Por todo o programa, a velha ideologia de Reagan. Há que criar riqueza através do mercado, da liberalização total de tudo o que for possível. Essa riqueza, naturalmente, chega primeiro aos ricos, aos detentores do capital e dos meios de produção. E, a prazo, irá pingando para baixo. Acontece que, entretanto, vamos esmagar ainda mais os pobres e a classe média, reforçando os meios dos ricos. Mesmo que acreditasse que este modelo funciona, e tenho sérias dúvidas, tenho ainda mais dúvidas de que tenhamos o tempo para esperar que a riqueza "pingue".
É, sim, um verdadeiro e completo programa de Direita. Que me deixaria muito preocupado se fosse mesmo todo cumprido. A ver vamos.

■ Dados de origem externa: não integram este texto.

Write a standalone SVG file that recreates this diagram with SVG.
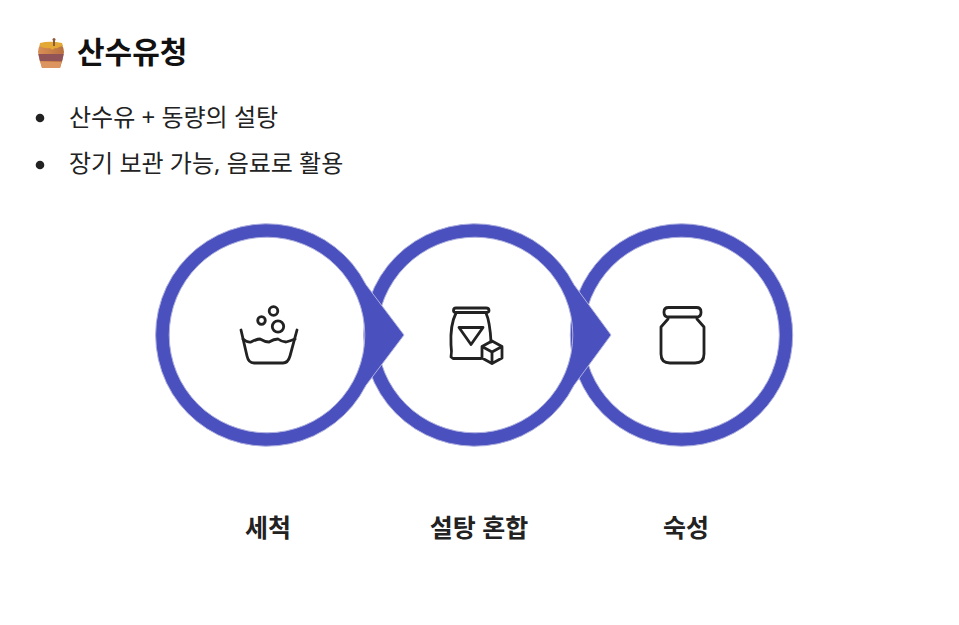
<svg xmlns="http://www.w3.org/2000/svg" width="959" height="625" viewBox="0 0 959 625">
<style>
text{font-family:"Noto Sans","Noto Sans CJK KR",sans-serif;fill:#222}
.t{font-size:30px;font-weight:700;fill:#111}
.b{font-size:24px;font-weight:400}
.l{font-size:25px;font-weight:700;text-anchor:middle}
.r{fill:#4a51bf;stroke:#aeb0df;stroke-width:1;fill-rule:evenodd}
.i{fill:none;stroke:#222;stroke-width:2.8;stroke-linecap:round;stroke-linejoin:round}
</style>
<defs>
<linearGradient id="potg" x1="0" y1="0" x2="1" y2="0"><stop offset="0" stop-color="#d98f55"/><stop offset="1" stop-color="#b8703f"/></linearGradient>
</defs>
<rect width="959" height="625" fill="#fff"/>
<g id="title">
<g id="pot">
<path d="M41 43H61Q64 48 64 52Q63 60 60 68H42Q39 60 38 52Q38 48 41 43Z" fill="url(#potg)"/>
<path d="M38.300 54H63.700L62 61H40Z" fill="#8f5358"/>
<path d="M40.500 62H61.500L60 68H42Z" fill="#dc9560"/>
<path d="M40 43Q50 40.500 62 43L63 46L59 47Q57 49 55 48Q52 51 50 48Q45 49 39.500 46Z" fill="#e3a835"/>
<path d="M54 39V46" stroke="#8b5a3a" stroke-width="2"/>
<circle cx="54" cy="39.500" r="1.500" fill="#8b5a3a"/>
</g>
<text class="t" x="77" y="63">산수유청</text>
</g>
<g id="bullets">
<circle cx="40" cy="118" r="4.300" fill="#222"/>
<text class="b" x="69" y="126">산수유 + 동량의 설탕</text>
<circle cx="40" cy="165" r="4.300" fill="#222"/>
<text class="b" x="69" y="172">장기 보관 가능, 음료로 활용</text>
</g>
<g id="step3">
<path class="r" d="M681.500 223.800A111.200 111.200 0 1 1 681.500 446.200A111.200 111.200 0 1 1 681.500 223.800ZM681.500 237.200A97.800 97.800 0 1 0 681.500 432.800A97.800 97.800 0 1 0 681.500 237.200Z"/>
<path class="i" d="M668.500 307.500H696.500Q701 307.500 701 312V312.500Q701 317 696.500 317H668.500Q664 317 664 312.500V312Q664 307.500 668.500 307.500ZM668 317V319L661 327V354Q661 363 670 363H695Q704 363 704 354V327L697 319V317"/>
<text class="l" x="686" y="537">숙성</text>
</g>
<g id="step2">
<path class="r" d="M574 284.700A111.200 111.200 0 1 0 574 385.300L611 335ZM475 237.200A97.800 97.800 0 1 1 475 432.800A97.800 97.800 0 1 1 475 237.200Z"/>
<g class="i">
<path d="M456 312.500H486Q489 312.500 489 310.500Q489 308 486 308H456Q453.500 308 453.500 310.500Q453.500 312.500 456 312.500Z"/>
<path d="M456 313Q450 325 451 345Q452 352 451 357L453 358.500H481M486 313Q490 322 491 342"/>
<path d="M459 327.500H483L471 344.500Z"/>
<path d="M492 341L502 346.500V358L492 363.500L482 358V346.500ZM482 346.500L492 352L502 346.500M492 352V363.500"/>
</g>
<text class="l" x="479" y="537">설탕 혼합</text>
</g>
<g id="step1">
<path class="r" d="M366 284.700A111.200 111.200 0 1 0 366 385.300L404 335ZM267 237.200A97.800 97.800 0 1 1 267 432.800A97.800 97.800 0 1 1 267 237.200Z"/>
<g class="i">
<path d="M241 330L247 356Q248.500 363 254 363H283Q288 363 290 356L297 330"/>
<path d="M243 339Q248 343 251 342Q257 339 260 339Q265 342 269 342Q274 339 278 339Q282 342 286 342Q290 341 295 339"/>
<circle cx="261.500" cy="320.500" r="3.800"/>
<circle cx="273.500" cy="311" r="4.300"/>
<circle cx="278" cy="326.500" r="5.700"/>
</g>
<text class="l" x="268" y="537">세척</text>
</g>
</svg>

Mas isto leva-me ao ponto a que queria chegar.
Tenho ouvido muita gente dizer que a Esquerda falhou, portanto agora é a vez da Direita tentar.
Com uma diferença: a Direita não tenta. A Direita faz.
E com outro pormenor: a Esquerda nem sequer tenta, porque a "Esquerda" que esteve no poder nunca quis ser de "Esquerda".
Sócrates e o seu séquito tiveram preocupações bastante simples: controlo mediático; conquista e manutenção de poder, a qualquer custo; dinheiro para si e para os seus amigos, muitos deles do "mercado"; desmantelamento progressivo do Estado Social por razões economicistas, mas de forma escondida por razões eleitorais.
Tirando as questões dos "costumes" (aborto, casamento gay, etc), nada de Esquerda se viu que não tenha servido algum dos outros objectivos que descrevi anteriormente. Um bom exemplo foi a utilização da golden share na PT, supostamente uma coisa de Esquerda, o Estado a usar o seu poder contra o mercado, neste caso, a Telefonica. Mas bastou esta subir o preço, enchendo ainda mais os bolsos de "pobrezinhos" como o BES, para a golden share ir pela janela.

E esta é a questão: o falhanço absoluto do PS de Sócrates abriu uma passadeira vermelha para a Direita, porque deixou na mente das pessoas a imagem de um falhanço absoluto da Esquerda. Quando, na verdade, nada teve de Esquerda. E esse é o pior pecado de Sócrates. Ao ter verdadeiro nojo de verdadeiras políticas de Esquerda (que não usam Armanis e falam com a boca cheia) mas sempre insistindo publicamente (e enganando muita gente) que fazia uma política de Esquerda, deu o poder à direita, por 8 anos. Estes são os factos. Aconteceu o mesmo com o palhaço irresponsável do Blair e a sua filha da puta Terceira Via.
Acontece que, tendo vergonha de ser de Esquerda mas encher a boca com a Esquerda, dá nisto. O poder à Direita.

Sei que muitos xuxas dizem, tecnicamente com razão, que o Bloco e o PC ajudaram a Direita a chegar ao poder. Mas a verdade é outra. É esta.